Global max of a multivar func when restriced to a given plane.

[TylerH]

On this year's Virginia Tech test there was a problem to prove:
\frac{x}{1+x^2}+\frac{y}{1+y^2}+\frac{z}{1+z^2}\leq \frac{3\sqrt{3}}{2}
when
x+y+z=xyz

So my approach was to consider the function, f, where
f(x, y, z)=\frac{x}{1+x^2}+\frac{y}{1+y^2}+\frac{z}{1+z^2}
then restrict f to the plane x+y+z=xyz, then maximize f.

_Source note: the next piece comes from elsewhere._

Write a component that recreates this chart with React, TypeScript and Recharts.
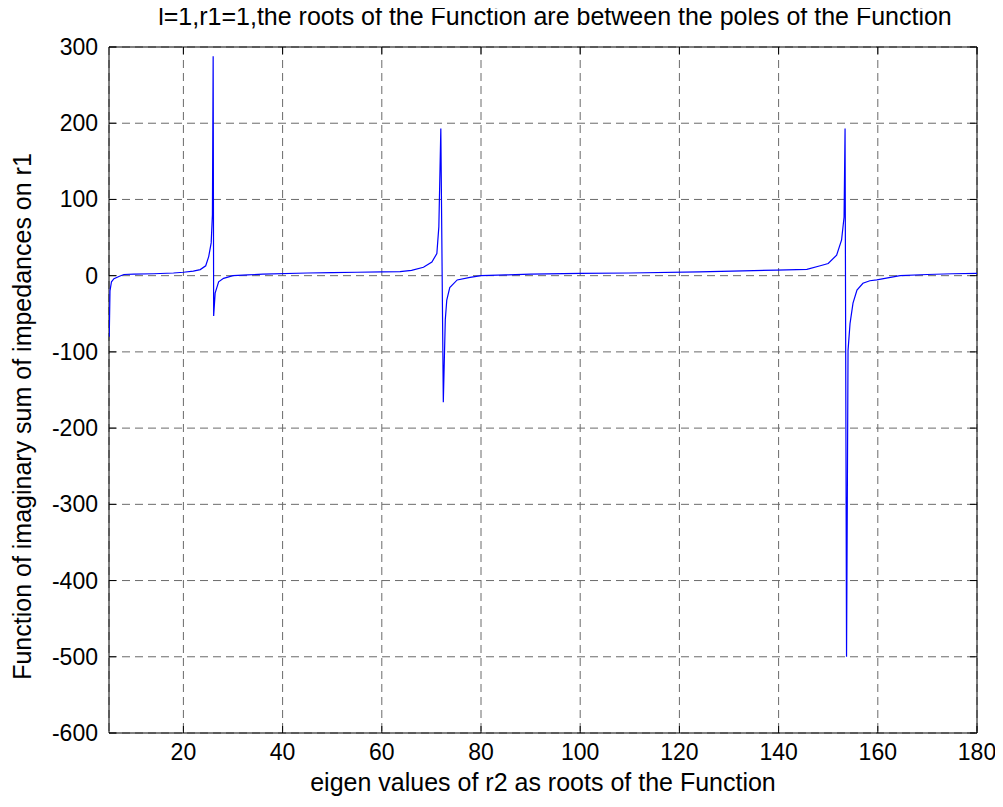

How could I restrict f to that plane and then maximize?

 

[slider142]

The solution set of x + y + z = xyz is not a 2-dimensional plane. It is a level set of the function g(x, y, z) = x + y + z - xyz. Let's call that set of points M. To optimize a function subject to a constraint of this type, it is best to use the method of Lagrange multipliers. In particular, if P = (a, b, c) is a stationary point for f over the manifold M, then the gradient of f at P must be a scalar multiple λ of the gradient of g at P. This equation, plus the fact that g(P) = 0 provides a system of 4 equations in 4 unknowns that you can solve for the requisite points. You can then use the Hessian to determine the identity of these points.

 

[TylerH]

The solution set of x + y + z = xyz is not a 2-dimensional plane. It is a level set of the function g(x, y, z) = x + y + z - xyz. Let's call that set of points M. To optimize a function subject to a constraint of this type, it is best to use the method of Lagrange multipliers. In particular, if P = (a, b, c) is a stationary point for f over the manifold M, then the gradient of f at P must be a scalar multiple λ of the gradient of g at P. This equation, plus the fact that g(P) = 0 provides a system of 4 equations in 4 unknowns that you can solve for the requisite points. You can then use the Hessian to determine the identity of these points.

Oh! That's actually a sort of natural extension to the 3d stuff I learned in calc 3. Thanks!